▶ [Supplied information]
____________

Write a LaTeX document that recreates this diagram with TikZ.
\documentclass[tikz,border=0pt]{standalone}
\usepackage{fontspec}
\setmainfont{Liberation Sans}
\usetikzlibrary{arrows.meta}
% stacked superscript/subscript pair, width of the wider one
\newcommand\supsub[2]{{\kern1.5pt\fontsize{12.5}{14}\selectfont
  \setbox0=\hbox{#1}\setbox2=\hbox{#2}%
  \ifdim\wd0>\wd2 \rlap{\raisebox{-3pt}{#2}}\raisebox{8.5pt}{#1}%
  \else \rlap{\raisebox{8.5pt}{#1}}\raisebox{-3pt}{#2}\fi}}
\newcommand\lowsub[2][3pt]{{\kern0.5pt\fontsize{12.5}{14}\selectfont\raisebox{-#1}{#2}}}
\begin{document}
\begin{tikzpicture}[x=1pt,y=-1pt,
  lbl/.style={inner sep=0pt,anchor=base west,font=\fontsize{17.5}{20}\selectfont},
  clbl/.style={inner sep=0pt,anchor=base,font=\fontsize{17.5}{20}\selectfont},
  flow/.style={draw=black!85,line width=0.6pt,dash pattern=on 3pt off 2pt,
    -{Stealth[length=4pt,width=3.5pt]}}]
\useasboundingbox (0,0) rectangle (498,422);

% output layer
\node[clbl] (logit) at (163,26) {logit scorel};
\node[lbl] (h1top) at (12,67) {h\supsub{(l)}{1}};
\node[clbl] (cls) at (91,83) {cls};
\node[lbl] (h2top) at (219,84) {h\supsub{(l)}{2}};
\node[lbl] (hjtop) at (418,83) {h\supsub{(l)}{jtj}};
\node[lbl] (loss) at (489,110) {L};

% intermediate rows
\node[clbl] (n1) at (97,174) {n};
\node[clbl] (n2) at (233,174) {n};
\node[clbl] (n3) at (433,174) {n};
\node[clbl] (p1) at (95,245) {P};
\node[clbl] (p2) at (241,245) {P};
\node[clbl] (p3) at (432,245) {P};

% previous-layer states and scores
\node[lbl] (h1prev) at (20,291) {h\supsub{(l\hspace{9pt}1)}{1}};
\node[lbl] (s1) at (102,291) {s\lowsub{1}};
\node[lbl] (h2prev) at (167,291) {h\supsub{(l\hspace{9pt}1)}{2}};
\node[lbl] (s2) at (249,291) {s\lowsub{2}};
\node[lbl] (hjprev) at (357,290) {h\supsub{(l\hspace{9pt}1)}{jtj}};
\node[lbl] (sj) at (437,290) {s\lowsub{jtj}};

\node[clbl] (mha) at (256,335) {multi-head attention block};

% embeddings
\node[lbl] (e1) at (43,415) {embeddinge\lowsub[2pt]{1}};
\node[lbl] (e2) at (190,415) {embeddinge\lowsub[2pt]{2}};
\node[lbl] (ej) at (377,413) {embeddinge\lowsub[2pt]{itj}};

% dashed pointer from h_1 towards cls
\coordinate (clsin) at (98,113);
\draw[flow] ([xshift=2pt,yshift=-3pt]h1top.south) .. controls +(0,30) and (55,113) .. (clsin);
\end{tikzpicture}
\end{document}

____________

▶ [Challenge] From the preceding material, extract every line exactly.

▶ [Answer to this exercise]
Write a LaTeX document that recreates this diagram with TikZ.
\documentclass[tikz,border=0pt]{standalone}
\usepackage{fontspec}
\setmainfont{Liberation Sans}
\usetikzlibrary{arrows.meta}
% stacked superscript/subscript pair, width of the wider one
\newcommand\supsub[2]{{\kern1.5pt\fontsize{12.5}{14}\selectfont
  \setbox0=\hbox{#1}\setbox2=\hbox{#2}%
  \ifdim\wd0>\wd2 \rlap{\raisebox{-3pt}{#2}}\raisebox{8.5pt}{#1}%
  \else \rlap{\raisebox{8.5pt}{#1}}\raisebox{-3pt}{#2}\fi}}
\newcommand\lowsub[2][3pt]{{\kern0.5pt\fontsize{12.5}{14}\selectfont\raisebox{-#1}{#2}}}
\begin{document}
\begin{tikzpicture}[x=1pt,y=-1pt,
  lbl/.style={inner sep=0pt,anchor=base west,font=\fontsize{17.5}{20}\selectfont},
  clbl/.style={inner sep=0pt,anchor=base,font=\fontsize{17.5}{20}\selectfont},
  flow/.style={draw=black!85,line width=0.6pt,dash pattern=on 3pt off 2pt,
    -{Stealth[length=4pt,width=3.5pt]}}]
\useasboundingbox (0,0) rectangle (498,422);

% output layer
\node[clbl] (logit) at (163,26) {logit scorel};
\node[lbl] (h1top) at (12,67) {h\supsub{(l)}{1}};
\node[clbl] (cls) at (91,83) {cls};
\node[lbl] (h2top) at (219,84) {h\supsub{(l)}{2}};
\node[lbl] (hjtop) at (418,83) {h\supsub{(l)}{jtj}};
\node[lbl] (loss) at (489,110) {L};

% intermediate rows
\node[clbl] (n1) at (97,174) {n};
\node[clbl] (n2) at (233,174) {n};
\node[clbl] (n3) at (433,174) {n};
\node[clbl] (p1) at (95,245) {P};
\node[clbl] (p2) at (241,245) {P};
\node[clbl] (p3) at (432,245) {P};

% previous-layer states and scores
\node[lbl] (h1prev) at (20,291) {h\supsub{(l\hspace{9pt}1)}{1}};
\node[lbl] (s1) at (102,291) {s\lowsub{1}};
\node[lbl] (h2prev) at (167,291) {h\supsub{(l\hspace{9pt}1)}{2}};
\node[lbl] (s2) at (249,291) {s\lowsub{2}};
\node[lbl] (hjprev) at (357,290) {h\supsub{(l\hspace{9pt}1)}{jtj}};
\node[lbl] (sj) at (437,290) {s\lowsub{jtj}};

\node[clbl] (mha) at (256,335) {multi-head attention block};

% embeddings
\node[lbl] (e1) at (43,415) {embeddinge\lowsub[2pt]{1}};
\node[lbl] (e2) at (190,415) {embeddinge\lowsub[2pt]{2}};
\node[lbl] (ej) at (377,413) {embeddinge\lowsub[2pt]{itj}};

% dashed pointer from h_1 towards cls
\coordinate (clsin) at (98,113);
\draw[flow] ([xshift=2pt,yshift=-3pt]h1top.south) .. controls +(0,30) and (55,113) .. (clsin);
\end{tikzpicture}
\end{document}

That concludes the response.